Resistance is the second stage of GAS.  If the stressor persists, it becomes necessary to attempt some means of coping with the stress. Although the body begins a sequence that attempts to adapt to the strains or demands of the environment, the body cannot keep this up indefinitely, so its resources are gradually depleted.  The Republican party this week, has shown definite signs of resistance, so much so, it lost one of its members to the other side and is poorly contesting the race in Minnesota, which is expected to go in favor of Democratic candidate Al Franken.  Rush Limbaugh and Michael Steele have been in a public struggle, competing for the megaphone to speak on behalf of the Republican Party, accusing Specter of flipping his former party the bird, to bidding him good riddance!  The Democratic Party has been using a strategy, labeling the Republican Party as the “Party of No”, painting an ever more unlikable picture of Senate Minority Leader Mitch McConnell while a likable picture of the President is being portrayed to the people.  The effectiveness of this strategy is shown in the recent polls which reflect a high approval rating for the President, although not all that approve support his policies.   

A very visible sign of stress lies in the spirit of the American People which is Exhaustion.  As in relation to the body, when dealing with stress under exhaustion, all the body’s resources are eventually depleted and the body is unable to maintain normal function.  With the Economic system in shambles, and the US Bureau of Labor and Statistics reporting that 9% of the population as of March 2009 is unemployed, I would say that the American people are in the most dangerous position when it comes to GAS.  Being in the last stage, if extended, long term damage may become a result; and with the H1n1 present now, I think that an immediate remedy is needed to rid the US of GAS.  It will take the American People holding their representatives up for scrutiny and accountability if we plan on implementing some form of “Stress Management” that can be effective enough, to start focusing on problems facing the American People that are currently jeopardizing the health and well being of the nation.

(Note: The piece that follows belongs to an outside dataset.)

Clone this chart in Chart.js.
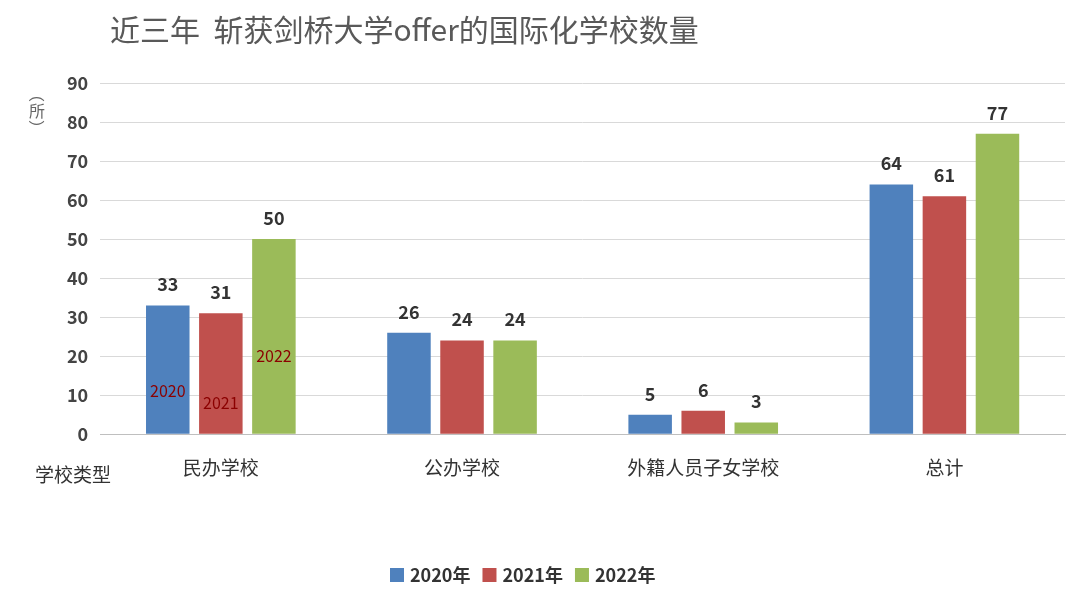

As for the song, it finally came to me.  Frank Sinatra sang a great song called, “Mack the Knife”, which although is a fun moving song, tells the tale of many who fell victim to Macheath!  If you ask me, there have been many victims to what some call the “Political Match Game” here in America, and when trying to figure out exactly what it is that is causing more problems than solutions, it closely resembles the art of trying to remember the name of a tune, to which you know no words, but only melody.

Regardless, I am reminded of the words stated by that great American writer that sums up our current political positions:

Mark Twain - American Author

Mark Twain - American Author

“Civilization is the limitless multiplication of unnecessary necessities.”